D'abord , savourer la rareté de l'instant en contemplant leur nom en lettres de néon sur la façade du temple de Bruno Coquatrix. Il est seulement midi, mais il faut déjà venir à l'Olympia se faire sceller au poignet un bracelet jaune, subterfuge contre le marché noir. Les Stones terminent leur semaine parisienne dans cette salle hantée, dira Mick Jagger, par "les fantômes de Jacques Brel, de Charles Trenet et d'Edith Piaf". Celui de Brian Jones aussi, puisque le groupe britannique joua ici en 1965 et en 1966.
Seulement 2 500 places pour l'autoproclamé "plus grand groupe de rock'n'roll au monde". Le beau linge est au balcon et les fans, qui ont fait exploser il y a quelques mois le standard de réservation, s'approchent au plus près de la scène. Leurs majestés sataniques ont, semble-t-il, pleinement renoué avec leur légende puisqu'elles apparaissent avec une bonne heure de retard en dégoupillant un tube, Start Me Up.
En fait, à quelques exceptions près, les "vieilles pierres" ne vont exhumer que des titres obscurs. La roue de leur histoire s'arrête ce soir sur les décennies 1970 et 1980 et sur les albums Black & Blue, Some Girls et Tattoo You – ceux qu'on ne réécoute jamais –, lorsqu'ils s'essayèrent au disco et au funk.
Avec un répertoire de seconde catégorie, les néo-sexagénaires vont donner un concert soufflant. Ils choisissent enfin un parti pris au détriment du patchwork nostalgique. Ces années grises sont égayées par une couleur soul dominante, avec reprises piochées chez Solomon Burke (Everybody Needs Somebody To Love) ou Otis Redding (That's How Strong My Love Is).

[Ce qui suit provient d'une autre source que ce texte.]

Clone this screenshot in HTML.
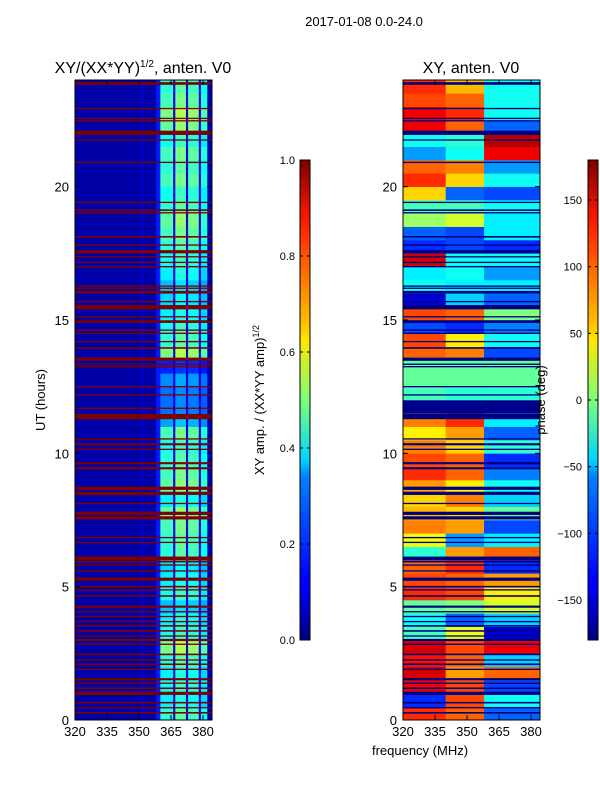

Privé de jogging par l'étroitesse de la scène, Mick Jagger en profite pour chanter splendidement (falsetto inclus) et s'adonner à son numéro de nègre blanc. Keith Richards trouve l'accord juste en s'adossant à la section de cuivres emmenée par le fidèle saxophoniste Bobby Keys. Charlie Watts, qui a toujours préféré les musiques noires au rock'n'roll, irradie. Rappel classique avec un Jumping Jack Flash visqueux, vicieux, inoubliable.